Ms. Thornton does admit in her afterword to the later edition to being an enthusiast for contemporary art - and seems incapable of understanding or explaining where contemporaray fits up against a much, much larger world of art and set of artists. (I suppose it was a great sales tactic though for hyping up the book and getting it bought by a publisher.)
She also fails to sort out how to observe neutrally - no matter her opinion. Many of the characters she’s with assume persona’s of "edgy" while truly being pretty mundane - a fact she misses. She also fails to see (apparently) that they are rehashing essentially the same things that have been made for nearly 70 years...that little of the theories postulated by the collectors, critics, or artists are “new”.
The writing covering the first two days is quite compelling and I enjoyed those parts (tho’ frustrated by her inability to be an ethnographer). The remaining 5 days were pretty dull writing - but I wanted to make sure I read through each of the events. I suppose her “studio visit” was most hilariously odd. It wasn’t a visit to a studio - but to a factory with the tour given by the CEO. Yet rather than search ethnographically to understand and give insight to this variation, she wholeheartedly embraces the CEO.
As a last thought, she is fascinated by art that has the approval of this elite crowd - it’s the art she embraces. What strikes me is that she seems to lack the interest and enthusiasm for art that doesn’t have that approval - art which probes the depths of the human and expresses what’s essentially human. Certainly we could all argue about what makes something to be art and never resolve that question - because everyone answers the question differently. But this fact is what is so sadly missing from this book - the only important question in the true world of art.
Some actual passages in this book:
""We have entered a macroevent that is uncharted, a scale of expansion unseen since the Renaissance!" The older collector frowns. "Nothing goes on and on," he counters. "I'm feeling bearish. I've only spent, I don't know, two million dollars since January.""
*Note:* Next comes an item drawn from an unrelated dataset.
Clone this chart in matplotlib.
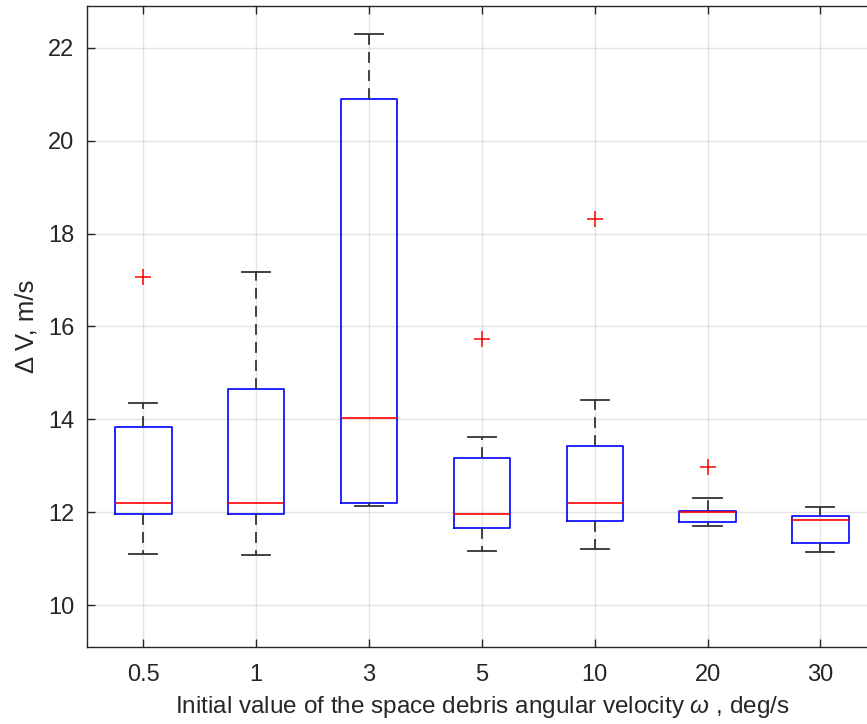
import matplotlib
matplotlib.use('Agg')
import matplotlib.pyplot as plt

# Box statistics (delta V, m/s)
omega_labels = ['0.5', '1', '3', '5', '10', '20', '30']
q1 = [11.97, 11.97, 12.19, 11.66, 11.81, 11.78, 11.34]
med = [12.19, 12.19, 14.03, 11.97, 12.19, 12.00, 11.84]
q3 = [13.84, 14.66, 20.90, 13.17, 13.42, 12.02, 11.91]
whislo = [11.11, 11.09, 12.14, 11.16, 11.21, 11.70, 11.14]
whishi = [14.36, 17.18, 22.29, 13.61, 14.41, 12.31, 12.11]
outliers = [[17.06], [], [], [15.72], [18.31], [12.98], []]

plt.rcParams['font.family'] = ['Liberation Sans', 'DejaVu Sans']
plt.rcParams['mathtext.fontset'] = 'custom'
plt.rcParams['mathtext.it'] = 'Liberation Sans:italic'
plt.rcParams['mathtext.rm'] = 'Liberation Sans'
txt = '#262626'

stats = []
for i in range(len(omega_labels)):
    stats.append(dict(q1=q1[i], med=med[i], q3=q3[i], whislo=whislo[i],
                      whishi=whishi[i], fliers=outliers[i], label=omega_labels[i]))

fig = plt.figure(figsize=(8.67, 7.24), dpi=100)
# axes run slightly past the right edge, as in the cropped original
ax = fig.add_axes([0.1003, 0.1064, 0.911, 0.8853])

ax.bxp(stats, positions=range(1, 8), widths=0.5, showfliers=True,
       boxprops=dict(color='#0000ff', linewidth=1.2),
       medianprops=dict(color='#ff0000', linewidth=1.2),
       whiskerprops=dict(color='#333333', linewidth=1.3, linestyle=(0, (6, 4))),
       capprops=dict(color='#333333', linewidth=1.3),
       flierprops=dict(marker='+', markeredgecolor='#ff0000', markersize=12,
                       markeredgewidth=1.1, linestyle='none'))

ax.set_xlim(0.5, 7.5)
ax.set_ylim(9.1, 22.9)
ax.set_yticks([10, 12, 14, 16, 18, 20, 22])
ax.set_xticks(range(1, 8))
ax.set_xticklabels(omega_labels)

ax.grid(True, color='#262626', alpha=0.12, linewidth=1.0)
ax.set_axisbelow(True)
ax.tick_params(direction='in', length=6, width=1, colors=txt, labelsize=17,
               top=True, right=True)
ax.tick_params(axis='x', pad=12)
ax.tick_params(axis='y', pad=9)
for s in ax.spines.values():
    s.set_color(txt)
    s.set_linewidth(1.0)

ax.set_xlabel(r'Initial value of the space debris angular velocity $\omega$ , deg/s',
              fontsize=17.5, color=txt, labelpad=6)
ax.set_ylabel('\u0394 V, m/s', fontsize=18.5, color=txt, labelpad=7)

fig.savefig('out.png', dpi=100)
"Still, because she and her husband own only about four hundred major works (as opposed to a couple of thousand) and because they don't usually spend more than 300,000 euros (rather than several million) on any given piece, she does not always find herself at the top of the international pecking order."
"I can't hear what they're saying, but from the exchange of looks and the glance over at me, I can tell the dealer is asking something like "Is she the latest addition to your collection?""
Listen, the writing itself is good, and if you like reading about pretentious soul-deaddening tripe you deal with in the (high) art world, you might enjoy this book. If not, STAY AWAY AND REMEMBER TO EAT THE RICH.